◆ **Data segment**:
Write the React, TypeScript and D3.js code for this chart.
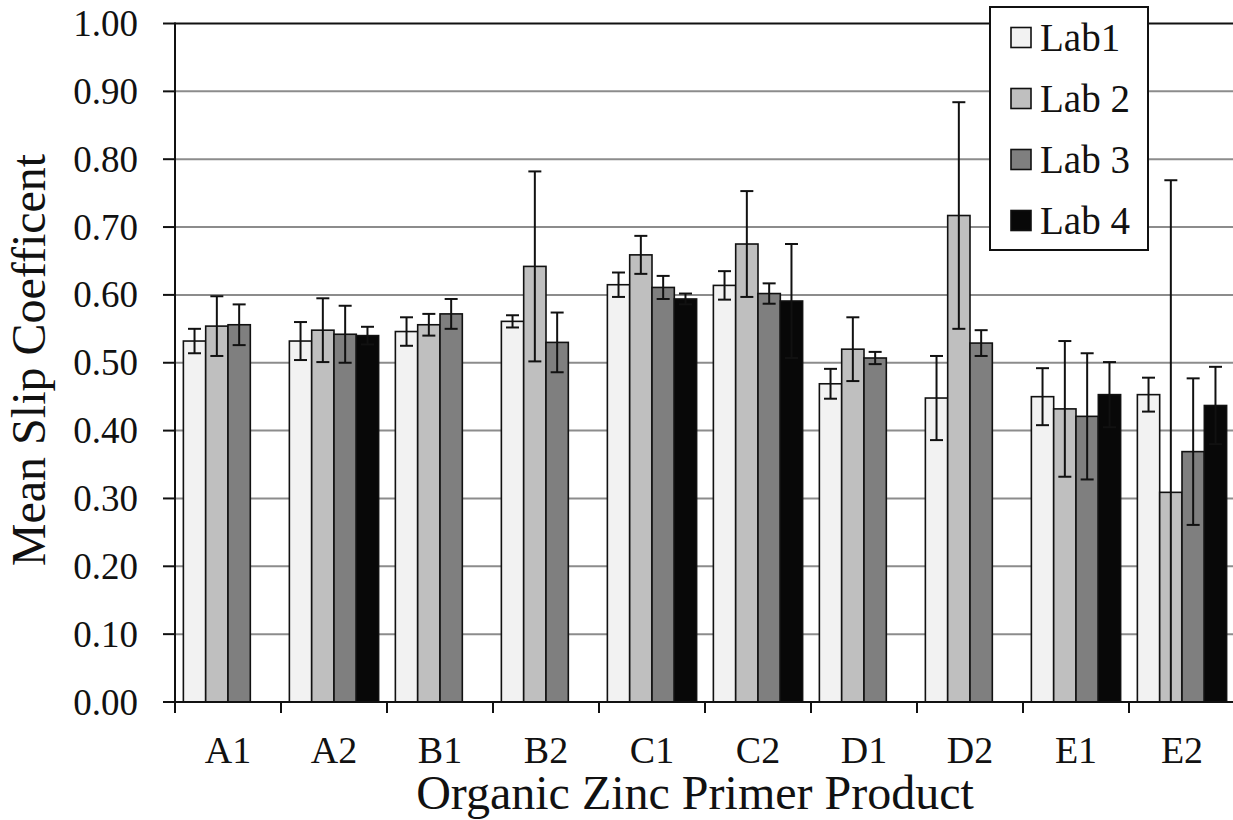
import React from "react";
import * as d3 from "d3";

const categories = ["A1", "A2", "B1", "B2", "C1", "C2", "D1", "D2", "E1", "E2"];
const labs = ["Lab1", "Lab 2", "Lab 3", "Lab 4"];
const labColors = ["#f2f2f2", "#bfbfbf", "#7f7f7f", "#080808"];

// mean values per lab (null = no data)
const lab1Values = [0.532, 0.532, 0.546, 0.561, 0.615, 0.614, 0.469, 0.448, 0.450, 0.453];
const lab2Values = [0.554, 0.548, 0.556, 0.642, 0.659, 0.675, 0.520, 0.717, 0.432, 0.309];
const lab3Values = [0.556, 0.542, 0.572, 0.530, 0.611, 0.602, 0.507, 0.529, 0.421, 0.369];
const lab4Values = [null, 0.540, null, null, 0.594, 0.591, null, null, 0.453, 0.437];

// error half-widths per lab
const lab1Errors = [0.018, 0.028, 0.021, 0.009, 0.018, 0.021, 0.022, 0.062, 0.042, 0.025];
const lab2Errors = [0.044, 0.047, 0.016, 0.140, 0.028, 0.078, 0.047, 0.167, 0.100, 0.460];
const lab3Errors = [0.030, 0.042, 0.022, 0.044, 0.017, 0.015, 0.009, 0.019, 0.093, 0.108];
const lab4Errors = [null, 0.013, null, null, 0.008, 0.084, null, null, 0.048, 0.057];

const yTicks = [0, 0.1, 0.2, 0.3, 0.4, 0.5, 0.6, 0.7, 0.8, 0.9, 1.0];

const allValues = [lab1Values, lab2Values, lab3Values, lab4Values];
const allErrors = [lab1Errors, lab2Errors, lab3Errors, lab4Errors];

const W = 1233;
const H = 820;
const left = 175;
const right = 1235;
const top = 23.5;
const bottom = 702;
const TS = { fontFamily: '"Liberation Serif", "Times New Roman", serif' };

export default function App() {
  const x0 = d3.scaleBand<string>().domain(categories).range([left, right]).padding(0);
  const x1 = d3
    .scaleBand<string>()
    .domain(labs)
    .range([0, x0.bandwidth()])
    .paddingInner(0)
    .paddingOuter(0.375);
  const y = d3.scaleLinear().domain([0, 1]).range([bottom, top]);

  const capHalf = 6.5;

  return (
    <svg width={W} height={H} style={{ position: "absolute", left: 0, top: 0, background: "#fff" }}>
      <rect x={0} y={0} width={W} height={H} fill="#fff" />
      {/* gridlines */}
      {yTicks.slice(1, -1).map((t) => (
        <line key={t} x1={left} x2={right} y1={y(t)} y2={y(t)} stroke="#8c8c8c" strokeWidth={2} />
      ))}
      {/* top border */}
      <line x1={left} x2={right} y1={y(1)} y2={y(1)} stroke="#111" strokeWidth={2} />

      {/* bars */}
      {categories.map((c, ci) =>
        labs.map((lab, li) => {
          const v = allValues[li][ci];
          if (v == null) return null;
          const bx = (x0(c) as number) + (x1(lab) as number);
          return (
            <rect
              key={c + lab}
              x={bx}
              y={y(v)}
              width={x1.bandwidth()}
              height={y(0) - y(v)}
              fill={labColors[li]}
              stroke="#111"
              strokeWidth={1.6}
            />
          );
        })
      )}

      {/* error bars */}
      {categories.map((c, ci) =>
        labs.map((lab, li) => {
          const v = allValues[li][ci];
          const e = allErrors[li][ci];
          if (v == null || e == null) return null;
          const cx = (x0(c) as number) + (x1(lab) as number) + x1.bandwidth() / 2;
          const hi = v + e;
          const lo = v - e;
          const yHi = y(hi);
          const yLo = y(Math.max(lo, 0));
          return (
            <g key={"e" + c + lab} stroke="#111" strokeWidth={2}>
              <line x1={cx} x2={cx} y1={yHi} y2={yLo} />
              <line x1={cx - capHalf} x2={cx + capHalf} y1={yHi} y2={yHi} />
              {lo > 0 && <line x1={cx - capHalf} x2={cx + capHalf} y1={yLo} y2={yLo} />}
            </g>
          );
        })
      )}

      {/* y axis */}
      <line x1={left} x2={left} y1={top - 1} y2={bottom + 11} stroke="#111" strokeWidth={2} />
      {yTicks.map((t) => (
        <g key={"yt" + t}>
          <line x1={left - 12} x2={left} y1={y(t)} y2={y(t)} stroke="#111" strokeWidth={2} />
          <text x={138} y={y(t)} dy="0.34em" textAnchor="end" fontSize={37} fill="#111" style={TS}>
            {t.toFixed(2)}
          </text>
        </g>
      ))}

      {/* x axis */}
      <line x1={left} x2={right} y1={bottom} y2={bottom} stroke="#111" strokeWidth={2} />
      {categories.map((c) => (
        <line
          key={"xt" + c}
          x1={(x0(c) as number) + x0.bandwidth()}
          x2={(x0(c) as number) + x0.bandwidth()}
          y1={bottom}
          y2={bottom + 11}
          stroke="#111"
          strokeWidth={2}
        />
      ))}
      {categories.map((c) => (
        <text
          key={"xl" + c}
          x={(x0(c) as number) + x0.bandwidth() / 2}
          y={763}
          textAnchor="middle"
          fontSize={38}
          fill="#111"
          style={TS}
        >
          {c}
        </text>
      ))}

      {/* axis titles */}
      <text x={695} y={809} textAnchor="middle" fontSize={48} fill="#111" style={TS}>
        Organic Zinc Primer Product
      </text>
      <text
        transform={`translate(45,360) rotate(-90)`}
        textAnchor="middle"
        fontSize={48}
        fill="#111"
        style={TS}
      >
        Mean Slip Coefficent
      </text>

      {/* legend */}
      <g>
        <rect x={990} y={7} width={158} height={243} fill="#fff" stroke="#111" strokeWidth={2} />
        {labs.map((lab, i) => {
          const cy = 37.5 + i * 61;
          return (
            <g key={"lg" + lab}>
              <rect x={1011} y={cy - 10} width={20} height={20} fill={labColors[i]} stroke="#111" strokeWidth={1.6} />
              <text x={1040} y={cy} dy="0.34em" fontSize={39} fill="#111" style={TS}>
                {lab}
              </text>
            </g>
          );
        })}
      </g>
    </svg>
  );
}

◆ **Requirement**:
Skip every picture and return the lines above from the top through the one that contains "import * as".

◆ **Right answer**:
Write the React, TypeScript and D3.js code for this chart.
import React from "react";
import * as d3 from "d3";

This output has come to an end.